- [TASK DESCRIPTION] Print the material below exactly as it stands, please, from its first line to the line holding "v in values_m]", with no pictures.

--- Begin COLLECTED DATA ---

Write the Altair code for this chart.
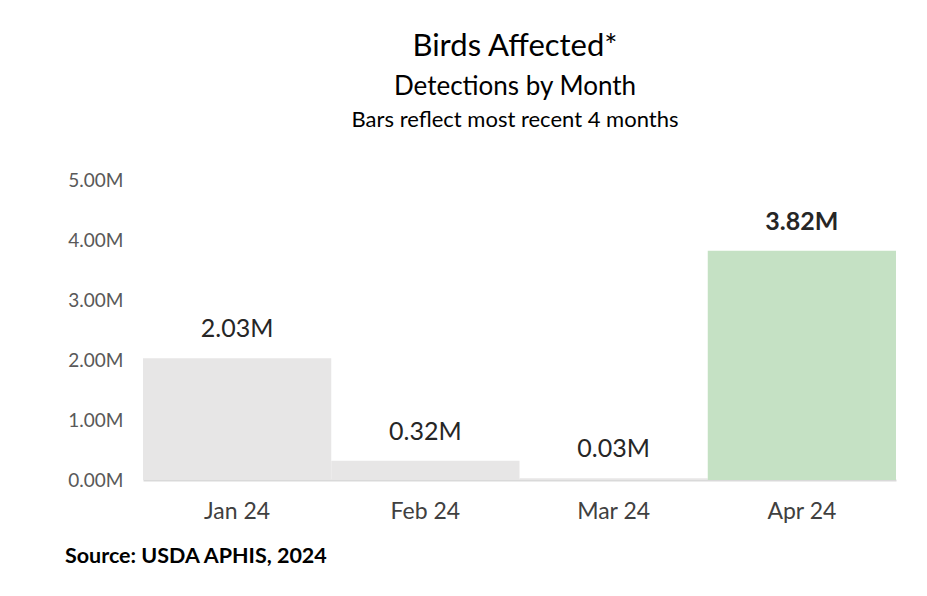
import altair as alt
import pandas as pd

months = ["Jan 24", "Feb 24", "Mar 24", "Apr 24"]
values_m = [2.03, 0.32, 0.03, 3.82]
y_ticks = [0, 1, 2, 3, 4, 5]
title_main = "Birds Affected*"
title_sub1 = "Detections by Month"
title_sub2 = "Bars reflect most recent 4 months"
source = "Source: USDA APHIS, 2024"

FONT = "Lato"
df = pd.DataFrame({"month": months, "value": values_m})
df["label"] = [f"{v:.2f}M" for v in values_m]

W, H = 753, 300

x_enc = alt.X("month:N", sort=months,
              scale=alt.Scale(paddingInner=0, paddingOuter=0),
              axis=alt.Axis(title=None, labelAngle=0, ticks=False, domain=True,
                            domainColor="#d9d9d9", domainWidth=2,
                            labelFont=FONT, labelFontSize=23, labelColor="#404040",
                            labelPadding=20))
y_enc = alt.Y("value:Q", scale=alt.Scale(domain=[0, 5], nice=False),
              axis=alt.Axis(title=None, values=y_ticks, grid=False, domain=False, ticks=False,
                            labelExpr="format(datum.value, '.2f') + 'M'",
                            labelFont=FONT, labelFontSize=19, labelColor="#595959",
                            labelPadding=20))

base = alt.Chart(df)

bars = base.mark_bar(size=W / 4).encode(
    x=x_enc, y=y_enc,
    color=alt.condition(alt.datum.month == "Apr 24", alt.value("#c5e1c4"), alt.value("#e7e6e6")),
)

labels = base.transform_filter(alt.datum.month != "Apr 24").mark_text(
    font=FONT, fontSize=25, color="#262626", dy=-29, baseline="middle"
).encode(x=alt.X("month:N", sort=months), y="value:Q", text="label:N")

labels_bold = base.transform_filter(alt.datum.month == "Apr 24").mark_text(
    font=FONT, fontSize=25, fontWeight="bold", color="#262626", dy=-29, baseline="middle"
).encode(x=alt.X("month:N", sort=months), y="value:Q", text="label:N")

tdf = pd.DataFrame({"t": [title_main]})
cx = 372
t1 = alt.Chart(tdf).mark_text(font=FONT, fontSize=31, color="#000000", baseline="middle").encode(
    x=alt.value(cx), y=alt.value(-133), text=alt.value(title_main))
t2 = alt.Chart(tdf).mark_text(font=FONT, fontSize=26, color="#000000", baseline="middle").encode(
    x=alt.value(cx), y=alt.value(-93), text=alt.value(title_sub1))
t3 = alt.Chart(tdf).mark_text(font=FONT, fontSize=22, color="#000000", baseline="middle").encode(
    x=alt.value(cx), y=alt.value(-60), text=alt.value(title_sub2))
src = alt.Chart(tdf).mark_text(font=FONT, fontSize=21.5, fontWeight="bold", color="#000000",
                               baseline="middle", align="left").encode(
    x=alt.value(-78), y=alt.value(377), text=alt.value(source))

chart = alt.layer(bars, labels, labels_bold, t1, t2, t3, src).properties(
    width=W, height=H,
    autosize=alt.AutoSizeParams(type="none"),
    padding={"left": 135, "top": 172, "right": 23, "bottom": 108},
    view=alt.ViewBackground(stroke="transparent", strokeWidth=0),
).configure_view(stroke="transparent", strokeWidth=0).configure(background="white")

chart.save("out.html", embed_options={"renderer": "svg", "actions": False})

--- End COLLECTED DATA ---

- [EXPECTED OUTPUT]
Write the Altair code for this chart.
import altair as alt
import pandas as pd

months = ["Jan 24", "Feb 24", "Mar 24", "Apr 24"]
values_m = [2.03, 0.32, 0.03, 3.82]
y_ticks = [0, 1, 2, 3, 4, 5]
title_main = "Birds Affected*"
title_sub1 = "Detections by Month"
title_sub2 = "Bars reflect most recent 4 months"
source = "Source: USDA APHIS, 2024"

FONT = "Lato"
df = pd.DataFrame({"month": months, "value": values_m})
df["label"] = [f"{v:.2f}M" for v in values_m]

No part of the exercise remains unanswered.